● **WORK INSTRUCTIONS**
Output the lines from the top of the entries below to the line with "base = alt.Chart(df)", both included, exactly and without pictures.

● **STORED DATA**

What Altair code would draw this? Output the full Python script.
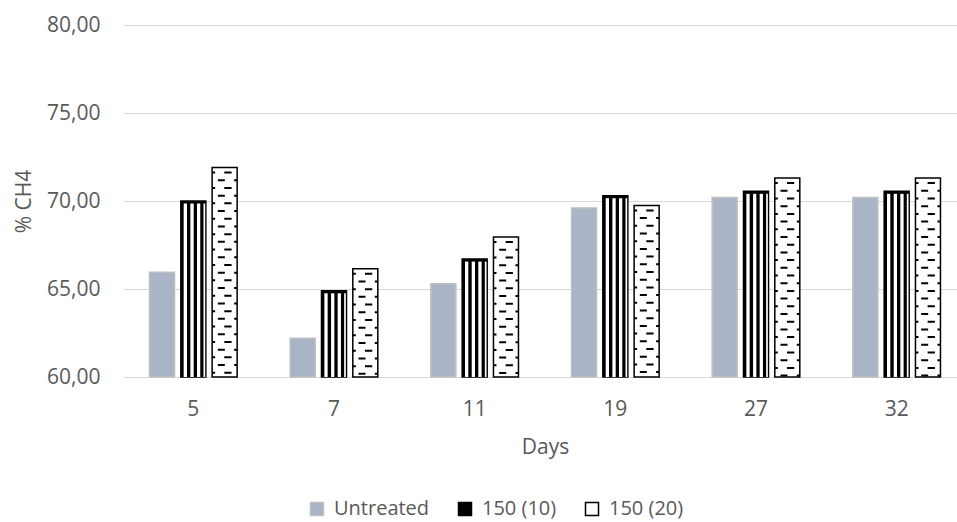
import altair as alt
import pandas as pd

# Methane content (% CH4) per sampling day and treatment
days = ["5", "7", "11", "19", "27", "32"]
series = ["Untreated", "150 (10)", "150 (20)"]
untreated = [65.95, 62.20, 65.30, 69.60, 70.20, 70.20]
treated_10 = [70.00, 64.90, 66.70, 70.30, 70.55, 70.55]
treated_20 = [71.90, 66.15, 67.95, 69.75, 71.30, 71.30]
y_ticks = [60, 65, 70, 75, 80]
y_floor = 60

rows = []
for name, vals in zip(series, [untreated, treated_10, treated_20]):
    for d, v in zip(days, vals):
        rows.append({"Day": d, "Series": name, "CH4": v})
df = pd.DataFrame(rows)

FONT = "Open Sans"
TEXT = "#595959"
GRID = "#D9D9D9"
BAR_W = 25
SHIFT = {"Untreated": -31.3, "150 (10)": 0.0, "150 (20)": 31.3}

x_enc = alt.X(
    "Day:N",
    sort=days,
    scale=alt.Scale(domain=days, range=[0, 844], paddingInner=0, paddingOuter=0),
    axis=alt.Axis(
        title="Days", labelAngle=0, domain=False, ticks=False, grid=False,
        labelPadding=21, labelFont=FONT, labelFontSize=21, labelColor=TEXT,
        titleFont=FONT, titleFontSize=21, titleFontWeight="normal",
        titleColor=TEXT, titleY=59,
    ),
)
y_enc = alt.Y(
    "CH4:Q",
    scale=alt.Scale(domain=[60, 80], nice=False, zero=False),
    axis=alt.Axis(
        title="% CH4", values=y_ticks,
        labelExpr="replace(format(datum.value, '.2f'), '.', ',')",
        grid=True, gridColor=GRID, gridWidth=1, domain=False, ticks=False,
        labelPadding=23, labelFont=FONT, labelFontSize=21, labelColor=TEXT,
        titleFont=FONT, titleFontSize=21, titleFontWeight="normal",
        titleColor=TEXT, titleX=-89, titleY=176,
    ),
)
y2_enc = alt.Y2(datum=y_floor)

legend = alt.Legend(
    title=None, orient="none", legendX=184, legendY=474,
    direction="horizontal", symbolType="square", symbolSize=169,
    symbolStrokeWidth=1.5, labelFont=FONT, labelFontSize=20,
    labelColor=TEXT, labelOffset=7, columnPadding=25, padding=0,
)
fill_enc = alt.Fill(
    "Series:N",
    scale=alt.Scale(domain=series, range=["#A9B4C7", "#000000", "#FFFFFF"]),
    legend=legend,
)
stroke_enc = alt.Stroke(
    "Series:N",
    scale=alt.Scale(domain=series, range=["#BFBFBF", "#000000", "#000000"]),
    legend=legend,
)

base = alt.Chart(df)


def bars(name):
    return (
        base.transform_filter(alt.datum.Series == name)
        .mark_bar(width=BAR_W, xOffset=SHIFT[name], strokeWidth=1.5)
        .encode(x=x_enc, y=y_enc, y2=y2_enc, fill=fill_enc, stroke=stroke_enc)
    )


def stripe(name, offset, width, color, top=2.5, dash=None, dash_offset=0):
    props = dict(
        color=color, strokeWidth=width, xOffset=SHIFT[name] + offset,
        yOffset=top, strokeCap="butt",
    )
    if dash is not None:
        props["strokeDash"] = dash
        props["strokeDashOffset"] = dash_offset
    return (
        base.transform_filter(alt.datum.Series == name)
        .mark_rule(**props)
        .encode(x=x_enc, y=y_enc, y2=y2_enc)
    )


layers = [bars(s) for s in series]

# vertical white stripes over the black 150 (10) bars
for off, w in [(-8.0, 3.3), (-1.3, 3.3), (5.3, 3.3), (11.0, 1.7)]:
    layers.append(stripe("150 (10)", off, w, "white"))

# staggered short dashes inside the white 150 (20) bars
for off, w, phase in [(3.3, 7.3, 0), (-11.0, 3.0, 0), (-3.3, 7.0, 7.7), (11.0, 3.0, 7.7)]:
    layers.append(
        stripe("150 (20)", off, w, "black", top=4, dash=[2, 13.4], dash_offset=phase)
    )

chart = (
    alt.layer(*layers)
    .properties(
        width=834,
        height=352,
        autosize=alt.AutoSizeParams(type="none"),
        padding={"left": 123, "top": 25, "right": 0, "bottom": 145},
        background="white",
    )
    .configure_view(stroke=None)
)

chart.save("out.html", embed_options={"renderer": "svg", "actions": False})
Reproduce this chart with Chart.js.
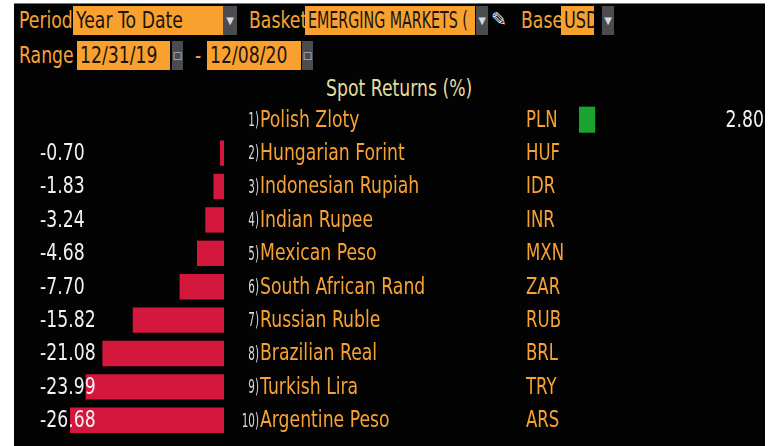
<!DOCTYPE html>
<html lang="en">

<head>
  <meta charset="UTF-8">
  <script src="https://cdn.jsdelivr.net/npm/chart.js"></script>
  <title>Spot Returns</title>
  <style>
    html, body { margin: 0; padding: 0; background: #fff; }
    body { width: 775px; height: 446px; position: relative; overflow: hidden;
      font-family: "DejaVu Sans", sans-serif; }
    #panel { position: absolute; left: 14px; top: 3px; width: 751px; height: 443px; background: #030303;
      border-top: 1px solid #777; }
    .t { position: absolute; font-size: 23px; line-height: 29px; white-space: nowrap; overflow: hidden; }
    .t span { display: inline-block; transform: scaleX(0.75); transform-origin: 0 50%; }
    .lbl { color: #f7a233; overflow: visible; }
    .box { background: #f9a12f; color: #1c1410; padding-left: 3px; box-sizing: border-box; }
    .btn { background: #4a4c50; color: #d8d8d8; font-size: 10px; text-align: center; }
    #chart-wrap { position: absolute; left: 14px; top: 103px; width: 751px; height: 334px; }
  </style>
</head>

<body>
  <div id="panel"></div>

  <div class="t lbl" style="left:19px;top:6px"><span>Period</span></div>
  <div class="t box" style="left:73px;top:6px;width:150px"><span>Year To Date</span></div>
  <div class="t btn" style="left:223px;top:6px;width:14px">&#9660;</div>
  <div class="t lbl" style="left:249px;top:6px"><span>Basket</span></div>
  <div class="t box" style="left:305px;top:6px;width:170px"><span style="transform:scaleX(0.62)">EMERGING MARKETS (</span></div>
  <div class="t btn" style="left:476px;top:6px;width:12px">&#9660;</div>
  <div class="t" style="left:491px;top:5px;color:#eee;font-size:19px">&#9998;</div>
  <div class="t lbl" style="left:521px;top:6px"><span>Base</span></div>
  <div class="t box" style="left:561px;top:6px;width:33px"><span style="transform:scaleX(0.7)">USD</span></div>
  <div class="t btn" style="left:602px;top:6px;width:12px">&#9660;</div>

  <div class="t lbl" style="left:19px;top:41px"><span>Range</span></div>
  <div class="t box" style="left:77px;top:41px;width:93px"><span>12/31/19</span></div>
  <div class="t btn" style="left:172px;top:41px;width:11px">&#9633;</div>
  <div class="t lbl" style="left:195px;top:41px"><span>-</span></div>
  <div class="t box" style="left:207px;top:41px;width:94px"><span>12/08/20</span></div>
  <div class="t btn" style="left:302px;top:41px;width:11px">&#9633;</div>

  <div class="t" style="left:326px;top:74px;color:#e4dd9c;overflow:visible"><span>Spot Returns (%)</span></div>

  <div id="chart-wrap"><canvas id="chart"></canvas></div>

<script>
  const currencies = ['Polish Zloty', 'Hungarian Forint', 'Indonesian Rupiah', 'Indian Rupee', 'Mexican Peso',
    'South African Rand', 'Russian Ruble', 'Brazilian Real', 'Turkish Lira', 'Argentine Peso']
  const codes = ['PLN', 'HUF', 'IDR', 'INR', 'MXN', 'ZAR', 'RUB', 'BRL', 'TRY', 'ARS']
  const returns = [2.80, -0.70, -1.83, -3.24, -4.68, -7.70, -15.82, -21.08, -23.99, -26.68]

  const negValues = returns.map(v => v < 0 ? v : null)
  const posValues = returns.map(v => v > 0 ? v : null)

  // layout (page px); the chart canvas starts at x=14
  const left0 = 14
  const width = 751
  const negZero = 224
  const posZero = 579
  const pxPerUnit = 5.77

  // narrow terminal-style text: draw with a horizontal squeeze
  function squeezed(ctx, text, x, y, size, color, align, sx) {
    ctx.save()
    ctx.font = size + 'px "DejaVu Sans", sans-serif'
    ctx.fillStyle = color
    ctx.textAlign = align
    ctx.translate(x - left0, y)
    ctx.scale(sx, 1)
    ctx.fillText(text, 0, 0)
    ctx.restore()
  }

  const rowText = {
    id: 'rowText',
    afterDatasetsDraw(chart) {
      const ctx = chart.ctx
      const y = chart.scales.y
      ctx.save()
      ctx.textBaseline = 'middle'
      returns.forEach((v, i) => {
        const py = y.getPixelForValue(i) + 1
        if (v < 0) {
          squeezed(ctx, v.toFixed(2), 40, py, 23, '#f2f2f2', 'left', 0.75)
        } else {
          squeezed(ctx, v.toFixed(2), 764, py, 23, '#f2f2f2', 'right', 0.75)
        }
        squeezed(ctx, (i + 1) + ')', 259, py, 20, '#d6d8e2', 'right', 0.52)
        squeezed(ctx, currencies[i], 260, py, 23, '#f7a233', 'left', 0.75)
        squeezed(ctx, codes[i], 526, py, 23, '#f7a233', 'left', 0.72)
      })
      ctx.restore()
    }
  }

  new Chart(document.getElementById('chart'), {
    type: 'bar',
    data: {
      labels: currencies,
      datasets: [{
        data: negValues,
        xAxisID: 'xNeg',
        backgroundColor: '#d3173d',
        categoryPercentage: 1,
        barPercentage: 0.76,
        grouped: false,
      }, {
        data: posValues,
        xAxisID: 'xPos',
        backgroundColor: '#1ba332',
        categoryPercentage: 1,
        barPercentage: 0.78,
        grouped: false,
      }]
    },
    options: {
      indexAxis: 'y',
      responsive: true,
      maintainAspectRatio: false,
      animation: false,
      layout: { padding: 0 },
      plugins: { legend: false, tooltip: { enabled: false } },
      scales: {
        y: { display: false },
        xNeg: {
          display: false,
          min: -(negZero - left0) / pxPerUnit,
          max: (left0 + width - negZero) / pxPerUnit
        },
        xPos: {
          display: false,
          min: -(posZero - left0) / pxPerUnit,
          max: (left0 + width - posZero) / pxPerUnit
        }
      }
    },
    plugins: [rowText]
  })
</script>
</body>

</html>
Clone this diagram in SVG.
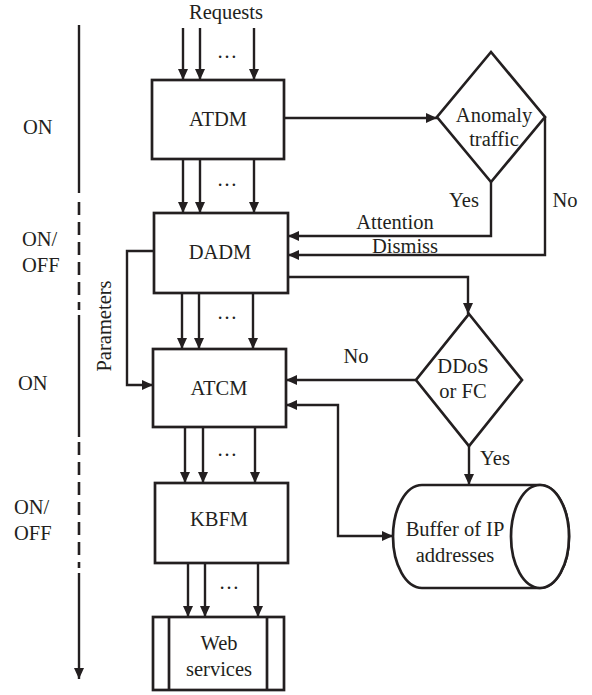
<svg xmlns="http://www.w3.org/2000/svg" width="592" height="695" viewBox="0 0 592 695" font-family="'Liberation Serif', 'DejaVu Serif', serif">
<style>
text{font-family:'Liberation Serif','DejaVu Serif',serif;font-size:20.5px;fill:#231f20}
.m{text-anchor:middle}
.box{fill:#fff;stroke:#231f20;stroke-width:2.7}
.ln{fill:none;stroke:#231f20;stroke-width:2.4}
.ar{fill:none;stroke:#231f20;stroke-width:2.4;marker-end:url(#ah)}
.dash{fill:none;stroke:#231f20;stroke-width:2.6;stroke-dasharray:13 7}
</style>
<defs>
<marker id="ah" markerUnits="userSpaceOnUse" markerWidth="11" markerHeight="10" refX="11" refY="5" orient="auto-start-reverse">
<path d="M0,0 L11,5 L0,10 z" fill="#231f20"/>
</marker>
</defs>
<rect width="592" height="695" fill="#fff"/>

<g id="timeline">
<line class="ln" x1="79" y1="25" x2="79" y2="193"/>
<line class="dash" x1="79" y1="202" x2="79" y2="310"/>
<line class="ln" x1="79" y1="315" x2="79" y2="437"/>
<line class="dash" x1="79" y1="442" x2="79" y2="568"/>
<line class="ar" x1="79" y1="573" x2="79" y2="679"/>
<text x="23" y="134">ON</text>
<text x="22" y="246">ON/</text>
<text x="22" y="272">OFF</text>
<text x="18" y="390">ON</text>
<text x="14" y="514">ON/</text>
<text x="14" y="540">OFF</text>
</g>

<g id="connectors">
<text class="m" x="226" y="19">Requests</text>
<line class="ar" x1="183" y1="28" x2="183" y2="80"/>
<line class="ar" x1="200" y1="28" x2="200" y2="80"/>
<line class="ar" x1="254" y1="28" x2="254" y2="80"/>
<text class="m" x="227" y="58">…</text>

<line class="ar" x1="183" y1="159" x2="183" y2="213"/>
<line class="ar" x1="200" y1="159" x2="200" y2="213"/>
<line class="ar" x1="254" y1="159" x2="254" y2="213"/>
<text class="m" x="227" y="186">…</text>

<line class="ar" x1="182" y1="293" x2="182" y2="349"/>
<line class="ar" x1="199" y1="293" x2="199" y2="349"/>
<line class="ar" x1="253" y1="293" x2="253" y2="349"/>
<text class="m" x="227" y="319">…</text>

<line class="ar" x1="185" y1="427" x2="185" y2="483"/>
<line class="ar" x1="203" y1="427" x2="203" y2="483"/>
<line class="ar" x1="255" y1="427" x2="255" y2="483"/>
<text class="m" x="227" y="456">…</text>

<line class="ar" x1="188" y1="563" x2="188" y2="617"/>
<line class="ar" x1="205" y1="563" x2="205" y2="617"/>
<line class="ar" x1="258" y1="563" x2="258" y2="617"/>
<text class="m" x="229" y="589">…</text>

<line class="ar" x1="284" y1="118" x2="437" y2="118"/>
<path class="ar" d="M491,182 V236 H288"/>
<text class="m" x="464" y="207">Yes</text>
<text class="m" x="395" y="229">Attention</text>
<path class="ar" d="M545,117 V255 H288"/>
<text class="m" x="565" y="207">No</text>
<text class="m" x="405" y="253">Dismiss</text>

<path class="ar" d="M288,277 H468 V314"/>
<line class="ar" x1="416" y1="380" x2="286" y2="380"/>
<text class="m" x="356" y="363">No</text>
<line class="ar" x1="469" y1="446" x2="469" y2="485"/>
<text class="m" x="495" y="465">Yes</text>

<path class="ar" d="M154,251 H127 V385 H153"/>
<text class="m" transform="translate(111,326) rotate(-90)">Parameters</text>

<path class="ln" d="M286,405 H338 V536 H393" style="marker-start:url(#ah);marker-end:url(#ah)"/>
</g>

<g id="ATDM">
<rect class="box" x="152" y="80" width="132" height="79"/>
<text class="m" x="218" y="126">ATDM</text>
</g>
<g id="DADM">
<rect class="box" x="154" y="213" width="134" height="80"/>
<text class="m" x="220" y="259">DADM</text>
</g>
<g id="ATCM">
<rect class="box" x="153" y="349" width="133" height="78"/>
<text class="m" x="219" y="395">ATCM</text>
</g>
<g id="KBFM">
<rect class="box" x="155" y="483" width="133" height="80"/>
<text class="m" x="219" y="526">KBFM</text>
</g>
<g id="WebServices">
<rect class="box" x="153" y="617" width="131" height="73"/>
<line class="ln" x1="169" y1="617" x2="169" y2="690" style="stroke-width:2.7"/>
<line class="ln" x1="267" y1="617" x2="267" y2="690" style="stroke-width:2.7"/>
<text class="m" x="219" y="650">Web</text>
<text class="m" x="219" y="676">services</text>
</g>
<g id="AnomalyTraffic">
<polygon class="box" points="491,52 545,117 491,182 437,117"/>
<text class="m" x="494" y="122">Anomaly</text>
<text class="m" x="494" y="146">traffic</text>
</g>
<g id="DDoSorFC">
<polygon class="box" points="469,314 522,380 469,446 416,380"/>
<text class="m" x="463" y="373">DDoS</text>
<text class="m" x="463" y="398">or FC</text>
</g>
<g id="Buffer">
<path class="box" d="M422,485 H540 A29,51.5 0 0 1 540,588 H422 A29,51.5 0 0 1 422,485 Z"/>
<ellipse class="box" cx="540" cy="536.5" rx="29" ry="51.5"/>
<text class="m" x="455" y="536">Buffer of IP</text>
<text class="m" x="455" y="562">addresses</text>
</g>
</svg>
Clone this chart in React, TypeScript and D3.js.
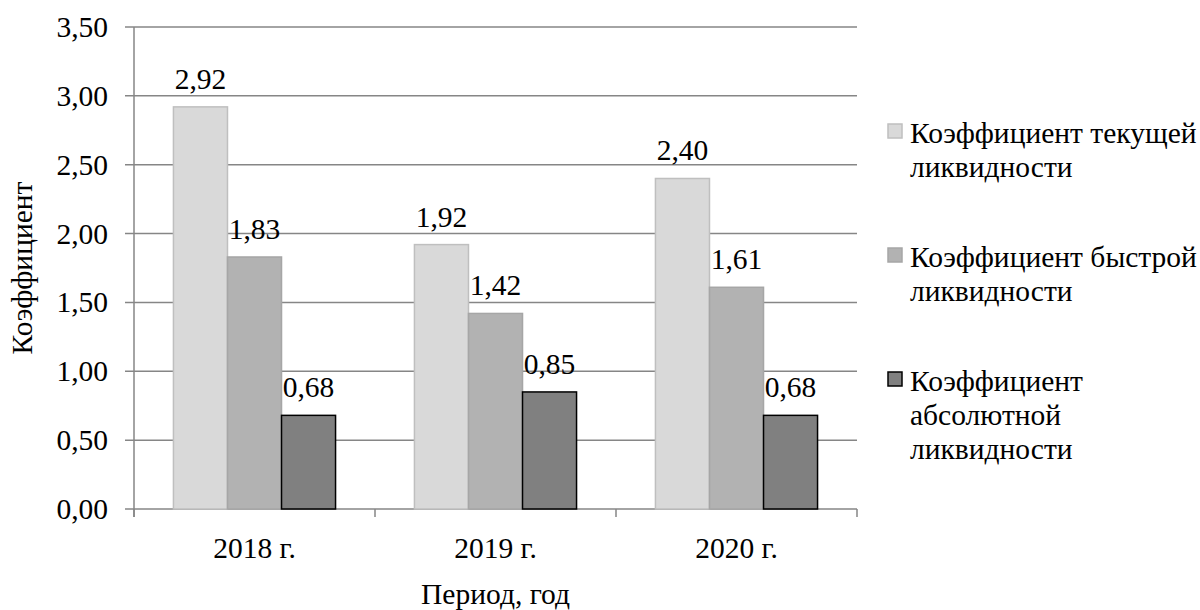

● **FINAL RESULT**
What Altair code would draw this? Output the full Python script.
import altair as alt
import pandas as pd

# Methane content (% CH4) per sampling day and treatment
days = ["5", "7", "11", "19", "27", "32"]
series = ["Untreated", "150 (10)", "150 (20)"]
untreated = [65.95, 62.20, 65.30, 69.60, 70.20, 70.20]
treated_10 = [70.00, 64.90, 66.70, 70.30, 70.55, 70.55]
treated_20 = [71.90, 66.15, 67.95, 69.75, 71.30, 71.30]
y_ticks = [60, 65, 70, 75, 80]
y_floor = 60

rows = []
for name, vals in zip(series, [untreated, treated_10, treated_20]):
    for d, v in zip(days, vals):
        rows.append({"Day": d, "Series": name, "CH4": v})
df = pd.DataFrame(rows)

FONT = "Open Sans"
TEXT = "#595959"
GRID = "#D9D9D9"
BAR_W = 25
SHIFT = {"Untreated": -31.3, "150 (10)": 0.0, "150 (20)": 31.3}

x_enc = alt.X(
    "Day:N",
    sort=days,
    scale=alt.Scale(domain=days, range=[0, 844], paddingInner=0, paddingOuter=0),
    axis=alt.Axis(
        title="Days", labelAngle=0, domain=False, ticks=False, grid=False,
        labelPadding=21, labelFont=FONT, labelFontSize=21, labelColor=TEXT,
        titleFont=FONT, titleFontSize=21, titleFontWeight="normal",
        titleColor=TEXT, titleY=59,
    ),
)
y_enc = alt.Y(
    "CH4:Q",
    scale=alt.Scale(domain=[60, 80], nice=False, zero=False),
    axis=alt.Axis(
        title="% CH4", values=y_ticks,
        labelExpr="replace(format(datum.value, '.2f'), '.', ',')",
        grid=True, gridColor=GRID, gridWidth=1, domain=False, ticks=False,
        labelPadding=23, labelFont=FONT, labelFontSize=21, labelColor=TEXT,
        titleFont=FONT, titleFontSize=21, titleFontWeight="normal",
        titleColor=TEXT, titleX=-89, titleY=176,
    ),
)
y2_enc = alt.Y2(datum=y_floor)

legend = alt.Legend(
    title=None, orient="none", legendX=184, legendY=474,
    direction="horizontal", symbolType="square", symbolSize=169,
    symbolStrokeWidth=1.5, labelFont=FONT, labelFontSize=20,
    labelColor=TEXT, labelOffset=7, columnPadding=25, padding=0,
)
fill_enc = alt.Fill(
    "Series:N",
    scale=alt.Scale(domain=series, range=["#A9B4C7", "#000000", "#FFFFFF"]),
    legend=legend,
)
stroke_enc = alt.Stroke(
    "Series:N",
    scale=alt.Scale(domain=series, range=["#BFBFBF", "#000000", "#000000"]),
    legend=legend,
)

base = alt.Chart(df)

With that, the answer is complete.